On the down side, John Phillips isn’t quite up to writing everything himself yet – despite the general public idea of Phillips as the ‘domineering one’ he never does quite manage to write a whole album himself till his one and only solo LP. And, to be frank, none of the other writers chosen for this record is quite up his standard – at least, not the way the Mamas and papas do them. Even the Beatles’ ‘I Call Your Name’ sounds like the filler it is in this rendition, being one of Lennon’s earliest songs hauled out of the writing dustbin to fill up the ‘Long Tall Sally’ EP. The Beatles got away with the faults in the song by giving it such a sterling arrangement – a touch of reggae, a hint of rock and otherwise pop bliss. The Mamas and Papas want the song to sound like vaudeville. Slowing the tempo merely shows how poor the melody is. Getting Mama Cass to waste her delightful vocals on this song more or less solo at the beginning merely shows up how poor the words are. Only for the chorus does the band wake up but, alas, its for just a few seconds at a time before we’re back to the snail’s pace again.



‘Do You Wanna Dance?’ is another curio, an energetic early 60s standard that has little about it to recommend except it’s energy, slowed down to another crawl. The Beach Boys didn’t seem to comprehend this song’s confusing lyrics either when they recorded it for ‘Beach Boys Today’, but at least they turned in a powerful performance that leapt from the speakers.
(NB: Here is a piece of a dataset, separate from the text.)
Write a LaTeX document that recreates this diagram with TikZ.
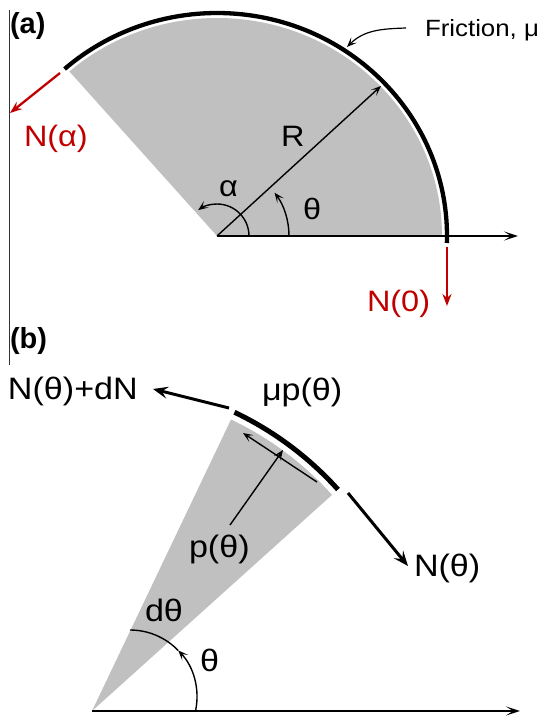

I really hate these old standard vaudevillian arrangements the Mamas and Papas kept insisting on doing (it gets worse on later LPs, what with Shirley Temple and Rodgers and Hart covers and all), as they use none of the band’s strengths and show up lots of weaknesses that just aren’t there on Phillips’ own songs.   



‘The In Crowd’ is another curious cover choice, although at least the arrangement works well on this one, with Michelle dominating the background harmonies and Cass going at the song for all she’s worth. No, the fault is with the song itself – too many awkward lyrical phrases that don’t quite fit the melody and so have to get changed tin order to scan (‘the share is always the biggest a-m-o-unt’). And what is with the moral of this song? ‘You ain’t been nowhere until you’ve fit in the ‘in crowd?’ Well, hang on a minute, the song doesn’t actually give me any reason to want to join any ‘in’ crowd – other than the fact that I’ll feel left out of it if I don’t join. Phillips is notable by his absence from his one – a solitary outsider spirit if ever there was one and somehow, despite the other three’s best attempts, this song falls flat without his input. Far from being ‘special’ joining the ‘in’ crowd seems to rob you of originality if this song is anything to go by. A rotten misfire on an otherwise superlative record. Your best bet is to skip it and go back to Phillips’ material – now there’s a sound for sore ears. Overall rating: ♫♫♫♫♫♫♫ (7/10).